Cu (II)-catalyzed: synthesis of imidazole derivatives and evaluating their larvicidal, antimicrobial activities with DFT and molecular docking studies

This paper deals with the evaluation of novel imidazole molecules for their antimicrobial and larvicidal activities. A series of imidazole derivatives 1(a–f) and 2(a–e) were prepared by the Mannich base technique using a Cu(II) catalyst. The Cu(phen)Cl2 catalyst was found to be more effective than other methods. FTIR, elemental analyses, mass spectrometry, 1H NMR, and 13C NMR spectroscopy were performed to elucidate the structures of the synthesised compounds.

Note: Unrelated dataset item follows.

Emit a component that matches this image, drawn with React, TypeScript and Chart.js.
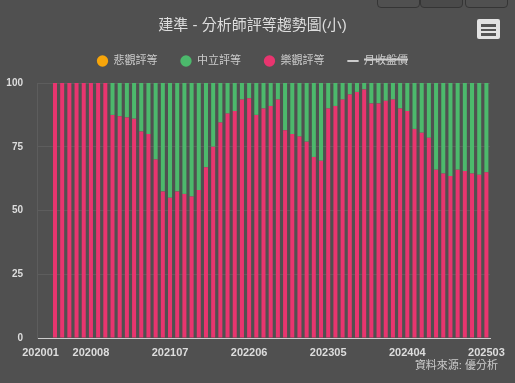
import React, { useEffect, useRef } from 'react';
import { Chart, registerables } from 'chart.js';

Chart.register(...registerables);

const months = [
  '202001','202002','202003','202004','202005','202006','202007','202008','202009','202010','202011','202012',
  '202101','202102','202103','202104','202105','202106','202107','202108','202109','202110','202111','202112',
  '202201','202202','202203','202204','202205','202206','202207','202208','202209','202210','202211','202212',
  '202301','202302','202303','202304','202305','202306','202307','202308','202309','202310','202311','202312',
  '202401','202402','202403','202404','202405','202406','202407','202408','202409','202410','202411','202412',
  '202501','202502','202503',
];

const xTickLabels = ['202001', '202008', '202107', '202206', '202305', '202404', '202503'];
const yTicks = [0, 25, 50, 75, 100];

const bearish: (number | null)[] = [
  null, null, 0, 0, 0, 0, 0, 0, 0, 0, 0, 0,
  0, 0, 0, 0, 0, 0, 0, 0, 0, 0, 0, 0,
  0, 0, 0, 0, 0, 0, 0, 0, 0, 0, 0, 0,
  0, 0, 0, 0, 0, 0, 0, 0, 0, 0, 0, 0,
  0, 0, 0, 0, 0, 0, 0, 0, 0, 0, 0, 0,
  0, 0, 0,
];

const neutral: (number | null)[] = [
  null, null, 0, 0, 0, 0, 0, 0, 0, 0, 12.5, 13,
  13.5, 14, 19, 20, 30, 42.5, 45, 42.5, 43.5, 44.5, 42, 33,
  25, 15.5, 12, 11, 6.5, 6, 12.5, 10, 9, 6.5, 18.5, 20,
  21, 23, 29, 30.5, 10, 9, 6.5, 4.5, 3.5, 2.5, 8, 8,
  7, 6.5, 10, 11, 18, 19.5, 21.5, 34, 35.5, 36.5, 34, 34.5,
  35.5, 36, 35,
];

const bullish: (number | null)[] = [
  null, null, 100, 100, 100, 100, 100, 100, 100, 100, 87.5, 87,
  86.5, 86, 81, 80, 70, 57.5, 55, 57.5, 56.5, 55.5, 58, 67,
  75, 84.5, 88, 89, 93.5, 94, 87.5, 90, 91, 93.5, 81.5, 80,
  79, 77, 71, 69.5, 90, 91, 93.5, 95.5, 96.5, 97.5, 92, 92,
  93, 93.5, 90, 89, 82, 80.5, 78.5, 66, 64.5, 63.5, 66, 65.5,
  64.5, 64, 65,
];

// hidden series (shown struck-through in the legend)
const closePrice: (number | null)[] = [];

const legendOrder: Record<string, number> = { '悲觀評等': 0, '中立評等': 1, '樂觀評等': 2, '月收盤價': 3 };

const FONT = '"Liberation Sans", "Noto Sans CJK TC", sans-serif';

export default function App() {
  const ref = useRef<HTMLCanvasElement>(null);

  useEffect(() => {
    document.body.style.margin = '0';
    Chart.defaults.font.family = FONT;
    const chart = new Chart(ref.current!, {
      type: 'bar',
      data: {
        labels: months,
        datasets: [
          { label: '悲觀評等', data: bearish, backgroundColor: '#f7a50a', borderWidth: 0, pointStyle: 'circle' },
          { label: '樂觀評等', data: bullish, backgroundColor: '#e8356f', borderWidth: 0, pointStyle: 'circle' },
          { label: '中立評等', data: neutral, backgroundColor: '#4cb96c', borderWidth: 0, pointStyle: 'circle' },
          {
            type: 'line', label: '月收盤價', data: closePrice, hidden: true,
            borderColor: '#cccccc', backgroundColor: '#cccccc', borderWidth: 2,
            pointStyle: 'line', yAxisID: 'y2',
          } as any,
        ],
      },
      options: {
        animation: false,
        responsive: false,
        maintainAspectRatio: false,
        datasets: { bar: { categoryPercentage: 1, barPercentage: 0.56 } },
        layout: { padding: { left: 0, right: 10, top: 0, bottom: 0 } },
        plugins: {
          title: {
            display: true,
            text: '建準 - 分析師評等趨勢圖(小)',
            color: '#dddddd',
            font: { size: 15, weight: 'normal', lineHeight: 1.2 },
            padding: { top: 17, bottom: -2.5 },
          },
          subtitle: {
            display: true,
            text: '',
            weight: 500,
            font: { size: 1, lineHeight: 1 },
            padding: { top: 3, bottom: 2.5 },
          } as any,
          legend: {
            display: true,
            labels: {
              usePointStyle: true,
              boxHeight: 8,
              color: '#cccccc',
              font: { size: 11 },
              padding: 23,
              sort: (a: any, b: any) => legendOrder[a.text] - legendOrder[b.text],
            },
          },
          tooltip: { enabled: false },
        },
        scales: {
          x: {
            stacked: true,
            offset: true,
            grid: { display: false, drawTicks: false },
            border: { display: true, color: '#cccccc', width: 1 },
            ticks: {
              autoSkip: false,
              maxRotation: 0,
              minRotation: 0,
              padding: 8,
              color: '#dddddd',
              font: { size: 11, weight: 'bold' },
              callback: (_v: any, i: number) => (xTickLabels.includes(months[i]) ? months[i] : ''),
            },
            afterFit: (s: any) => { s.height = 45; },
          },
          y: {
            stacked: true,
            min: 0,
            max: 100,
            afterBuildTicks: (s: any) => { s.ticks = yTicks.map((v) => ({ value: v })); },
            grid: { color: '#5d5d5d', drawTicks: false },
            border: { display: true, color: '#5d5d5d' },
            ticks: {
              padding: 14,
              color: '#dddddd',
              font: { size: 10, weight: 'bold' },
            },
            afterFit: (s: any) => { s.width = 37; },
          },
          y2: {
            display: true,
            position: 'right',
            grid: { display: false, drawTicks: false },
            border: { display: false },
            ticks: { display: false },
            afterFit: (s: any) => { s.width = 15; },
          },
        },
      },
    });
    return () => chart.destroy();
  }, []);

  const btn = (left: number, width: number): React.CSSProperties => ({
    position: 'absolute', left, top: -10, width, height: 18,
    border: '1px solid #353535', borderRadius: 4, boxSizing: 'border-box' as any,
  });

  return (
    <div style={{ position: 'relative', width: 515, height: 383, background: '#505050', overflow: 'hidden' }}>
      <canvas ref={ref} width={515} height={383} style={{ display: 'block', width: 515, height: 383 }} />
      <div style={{ ...btn(377, 43) }} />
      <div style={{ ...btn(420, 43), background: '#4a4a4a' }} />
      <div style={{ ...btn(465, 43) }} />
      <div style={{ position: 'absolute', left: 477, top: 19, width: 23, height: 20, background: '#e3e3e3', borderRadius: 2 }}>
        <div style={{ position: 'absolute', left: 4, top: 5, width: 15, height: 2.5, background: '#555' }} />
        <div style={{ position: 'absolute', left: 4, top: 9.5, width: 15, height: 2.5, background: '#555' }} />
        <div style={{ position: 'absolute', left: 4, top: 14, width: 15, height: 2.5, background: '#555' }} />
      </div>
      <div style={{
        position: 'absolute', right: 17, top: 358, fontFamily: FONT, fontSize: 11, lineHeight: '14px',
        color: '#cccccc', whiteSpace: 'nowrap',
      }}>資料來源: 優分析</div>
    </div>
  );
}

Antimicrobial and larvicidal activities were investigated for all compounds. The antibacterial activity of compounds (2d) and (2a) were highly active in S.aureus (MIC: 0.25 μg/mL) and K.pneumoniae (MIC: 0.25 μg/mL) compared to ciprofloxacin. Compound (1c) was significantly more effective than clotrimazole in C.albicans (MIC: 0.25 μg/mL). Molecular docking studies of compound 2d showed a higher binding affinity for the 1BDD protein (− 3.4 kcal/mol) than ciprofloxacin (− 4.4 kcal/mol). Compound 1c had a higher binding affinity (− 6.0 kcal/mol) than clotrimazole (− 3.1 kcal/mol) with greater frontier molecular orbital energy and reactivity properties of compound 1c (∆E gap = 0.13 eV). The activity of compound 1a (LD50: 34.9 μg/mL) was more effective in the Culex quinquefasciatus than permethrin (LD50: 35.4 μg/mL) and its molecular docking binding affinity for 3OGN protein (− 6.1 kcal/mol). These newly synthesised compounds can act as lead molecules for the development of larvicides and antibiotic agents.